10.4.2 Bayes’ Rule: Application of Conditional Probabilities
How could we systematically incorporate prior information into a parameter estimation problem? We are going to introduce Bayes’ Rule, which is a rearrangment of the rule for conditional probability:
\[\begin{equation} \mbox{Pr} (A | B) = \frac{ \mbox{Pr} (B | A) \cdot \mbox{Pr}(A)}{\mbox{Pr}(B) } \end{equation}\]
It turns out Bayes’ Rule is a really helpful way to understand how we can systematically incorporate this prior information into the likelihood function (and by association the cost function). For data assimilation problems our goal is to estimate parameters, given data.

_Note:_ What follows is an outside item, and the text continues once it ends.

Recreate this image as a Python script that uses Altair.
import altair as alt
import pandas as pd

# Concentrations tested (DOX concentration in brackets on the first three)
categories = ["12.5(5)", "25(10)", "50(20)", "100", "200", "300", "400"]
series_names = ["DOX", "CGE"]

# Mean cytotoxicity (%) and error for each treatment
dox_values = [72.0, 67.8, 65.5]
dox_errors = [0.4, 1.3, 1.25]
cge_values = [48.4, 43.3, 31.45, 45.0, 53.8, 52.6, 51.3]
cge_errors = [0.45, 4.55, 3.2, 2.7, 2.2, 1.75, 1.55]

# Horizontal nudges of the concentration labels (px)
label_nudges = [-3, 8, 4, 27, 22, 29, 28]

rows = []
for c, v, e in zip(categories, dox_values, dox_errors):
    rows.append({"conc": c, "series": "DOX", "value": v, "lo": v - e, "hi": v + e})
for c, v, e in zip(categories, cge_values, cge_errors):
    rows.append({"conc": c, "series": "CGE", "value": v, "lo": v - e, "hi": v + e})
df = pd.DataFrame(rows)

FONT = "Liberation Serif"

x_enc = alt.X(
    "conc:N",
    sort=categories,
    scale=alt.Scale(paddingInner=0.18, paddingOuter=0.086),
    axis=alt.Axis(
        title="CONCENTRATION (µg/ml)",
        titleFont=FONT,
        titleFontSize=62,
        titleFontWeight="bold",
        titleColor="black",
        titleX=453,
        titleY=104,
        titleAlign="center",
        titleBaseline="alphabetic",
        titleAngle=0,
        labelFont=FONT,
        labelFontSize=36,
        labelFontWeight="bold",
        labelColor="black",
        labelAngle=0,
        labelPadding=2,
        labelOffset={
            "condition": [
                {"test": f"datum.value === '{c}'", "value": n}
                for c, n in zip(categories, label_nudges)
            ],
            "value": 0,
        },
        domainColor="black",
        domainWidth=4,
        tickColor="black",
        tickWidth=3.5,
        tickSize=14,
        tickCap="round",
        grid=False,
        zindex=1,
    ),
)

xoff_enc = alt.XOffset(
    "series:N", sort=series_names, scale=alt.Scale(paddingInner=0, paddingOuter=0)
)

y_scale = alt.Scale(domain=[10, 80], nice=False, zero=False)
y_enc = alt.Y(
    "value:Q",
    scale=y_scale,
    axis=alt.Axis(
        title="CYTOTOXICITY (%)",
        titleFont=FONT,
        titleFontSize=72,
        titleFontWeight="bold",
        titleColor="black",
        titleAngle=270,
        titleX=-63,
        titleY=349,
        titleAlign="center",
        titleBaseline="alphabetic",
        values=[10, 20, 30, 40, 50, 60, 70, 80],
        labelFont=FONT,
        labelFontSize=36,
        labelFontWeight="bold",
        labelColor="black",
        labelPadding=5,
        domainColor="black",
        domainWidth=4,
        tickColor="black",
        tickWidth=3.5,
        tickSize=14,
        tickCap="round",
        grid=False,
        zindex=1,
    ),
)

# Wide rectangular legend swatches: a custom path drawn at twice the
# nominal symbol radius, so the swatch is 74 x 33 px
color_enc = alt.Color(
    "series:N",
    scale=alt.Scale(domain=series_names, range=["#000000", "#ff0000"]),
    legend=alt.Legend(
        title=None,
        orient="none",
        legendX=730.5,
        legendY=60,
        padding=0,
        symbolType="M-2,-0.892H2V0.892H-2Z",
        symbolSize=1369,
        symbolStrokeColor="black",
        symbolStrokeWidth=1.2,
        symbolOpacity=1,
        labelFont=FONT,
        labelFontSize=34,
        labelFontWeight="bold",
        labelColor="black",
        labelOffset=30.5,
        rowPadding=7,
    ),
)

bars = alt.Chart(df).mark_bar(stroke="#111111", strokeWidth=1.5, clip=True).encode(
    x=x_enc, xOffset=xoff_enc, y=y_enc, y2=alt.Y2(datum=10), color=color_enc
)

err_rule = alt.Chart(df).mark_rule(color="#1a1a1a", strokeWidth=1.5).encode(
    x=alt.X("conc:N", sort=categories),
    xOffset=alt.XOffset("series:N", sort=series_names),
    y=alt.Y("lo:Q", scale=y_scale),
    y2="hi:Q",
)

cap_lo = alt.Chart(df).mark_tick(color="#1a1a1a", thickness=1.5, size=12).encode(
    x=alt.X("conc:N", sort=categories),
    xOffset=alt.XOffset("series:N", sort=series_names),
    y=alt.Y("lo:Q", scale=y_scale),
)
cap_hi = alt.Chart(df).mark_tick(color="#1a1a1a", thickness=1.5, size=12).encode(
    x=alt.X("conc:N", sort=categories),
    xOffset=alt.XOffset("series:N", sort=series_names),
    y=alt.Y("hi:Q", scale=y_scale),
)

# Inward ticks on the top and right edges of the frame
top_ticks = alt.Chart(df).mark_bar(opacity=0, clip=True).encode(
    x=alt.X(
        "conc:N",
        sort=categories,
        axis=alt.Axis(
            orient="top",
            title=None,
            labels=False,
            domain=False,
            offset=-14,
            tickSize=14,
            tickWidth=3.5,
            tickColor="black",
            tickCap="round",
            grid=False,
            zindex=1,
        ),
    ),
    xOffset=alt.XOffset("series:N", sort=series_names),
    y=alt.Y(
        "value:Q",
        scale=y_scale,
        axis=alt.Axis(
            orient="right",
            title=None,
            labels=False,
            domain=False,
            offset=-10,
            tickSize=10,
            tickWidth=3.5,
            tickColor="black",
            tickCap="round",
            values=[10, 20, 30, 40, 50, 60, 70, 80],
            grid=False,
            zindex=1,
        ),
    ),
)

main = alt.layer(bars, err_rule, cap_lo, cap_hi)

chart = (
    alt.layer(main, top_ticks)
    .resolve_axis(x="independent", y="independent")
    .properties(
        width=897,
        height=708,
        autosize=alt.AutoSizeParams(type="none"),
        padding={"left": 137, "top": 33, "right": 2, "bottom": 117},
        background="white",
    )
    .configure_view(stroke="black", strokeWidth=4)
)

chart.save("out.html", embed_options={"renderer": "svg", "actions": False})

So we can think of Bayes’ rule in terms of parameters and data:
\[\begin{equation} \mbox{Pr}( \mbox{ parameters } | \mbox{ data }) = \frac{\mbox{Pr}( \mbox{ data } | \mbox{ parameters }) \cdot \mbox{ Pr}( \mbox{ parameters }) }{\mbox{Pr}(\mbox{ data }) }. \end{equation}\]
Here are a few observations from that last equation:
- The term \(\mbox{Pr}( \mbox{ data } | \mbox{ parameters })\) is similar to the model data residual, or the standard likelihood function.
- If we think of the term \(\mbox{Pr}( \mbox{ parameters })\), then prior information is a multiplicative effect on the likelihood function - this is good news! You will demonstrate in the homework that the log likelihood is related to the cost function - so when we added that additional term to form \(\tilde{S}(b)\), we accounted for the prior information correctly.
- The expression \(\mbox{Pr}( \mbox{ parameters } | \mbox{ data })\) is the start of a framework for a probability density function, which should integrate to unity. (You will explore this more if you study probability theory.) In many cases we select parameters that optimize a likelihood or cost function. So the expression in the denominator (\(\mbox{Pr}(\mbox{ data })\) ) does not change the location of the optimum values. This denominator term is called a normalizing constant.
In the following sections we will explore Bayes’ Rule in action and how to utilize it for different types of cost functions, but wow - we made some significant progress in our conceptual understanding of how to incorporate models and data.